Symmetry boundary condition is not equivalent to full model
rois1995 opened this issue · 4 comments
Describe the bug
Symmetry boundary condition does not work properly. In particular, the values on the symmetry plane are wrong with respect to a computation performed on the complete mesh. In the images you can see the pressure coefficient and the skin friction coefficient magnitude for both the simulations. For each image, the upper half is the solution on the complete mesh whereas the lower portion is the solution on the halved mesh with the symmetry plane. I am performing an incompressible RANS simulation with SST turbulence model. I am attaching the files needed to perform both the simulations. The branch I used is the develop one. I also tried with the main branch but the error persists.
To Reproduce
Please find the config and mesh file at the following link.
Desktop (please complete the following information):
- OS: CentOS Linux release 7.6.1810 (Core)
- C++ compiler and version: gcc 11.2.0
- MPI implementation and version: OpenMPI 4.0.1
- SU2 Version: v7.3.1
How many of orders of magnitude are the residuals dropping? And have you tried SA instead of SST?
How many of orders of magnitude are the residuals dropping? And have you tried SA instead of SST?
Residuals drop down by roughly 5 orders of magnitude across the board. I have just tried with SA and the results are the same. I am running a second order starting from a restart of a first order. I can send you a link with all of the results if needed.
In a vertex centered code it is not trivial to make a symmetry plane perfectly equivalent to the full model. We are computing fluxes for an edge that does not exist in the full model.
Can you try reducing the grid spacing in the normal direction, close to the plane? Or just compare results on globally-refined meshes?
The implementation could certainly be better, for numerous reasons #1125 #1373, but I don't think this particular issue is a bug.
Nevertheless, if you have time to obtain the results above it would help with characterizing the limitations a bit better.
I tried reducing the grid spacing both in normal and in tangential direction to the symmetry plane. It seems that acting only on the tangential direction only worsen the results. The first image reflects this behavior. The upper half is the refined one, whereas the lower one is the reference half mesh solution.

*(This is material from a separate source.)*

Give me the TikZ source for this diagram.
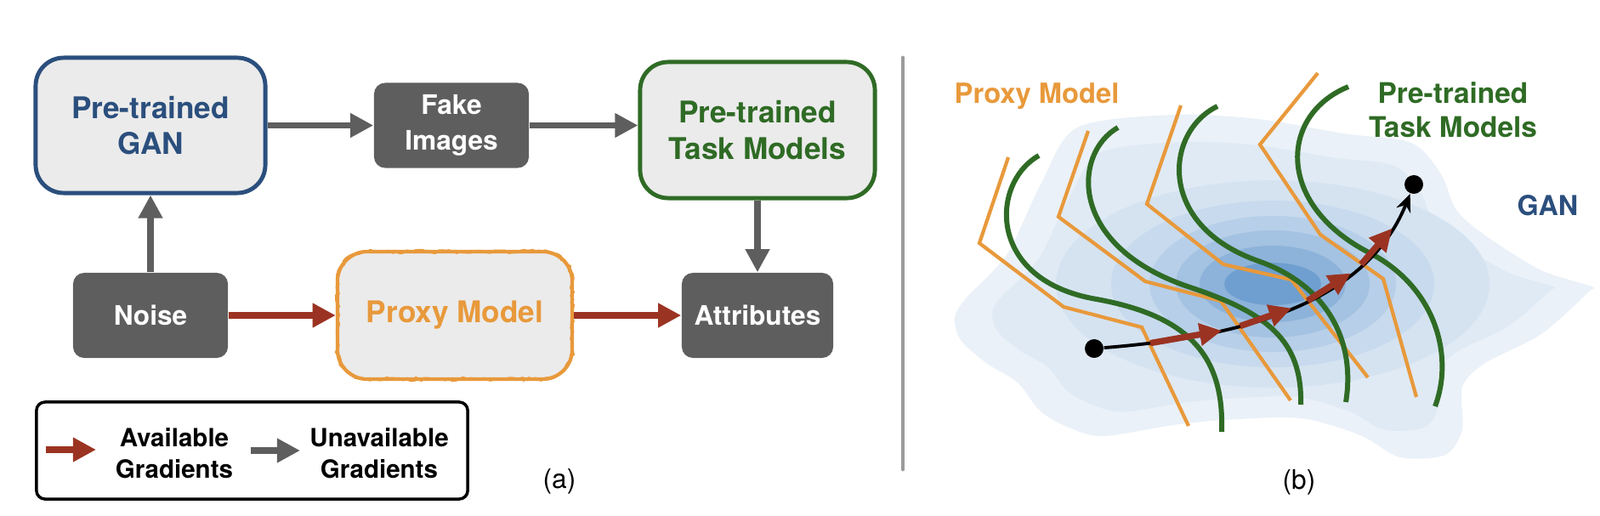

Reducing normal spacing, instead, greatly improves the results, but still, the contours of pressure coefficient are not the same wrt the mesh without symmetry plane. This can be seen from the second image, where on the bottom there is the solution on the refined mesh, whereas on the top there is the solution on the whole mesh.
I might try further refining along the normal direction to check whether I can reach or not the reference solution.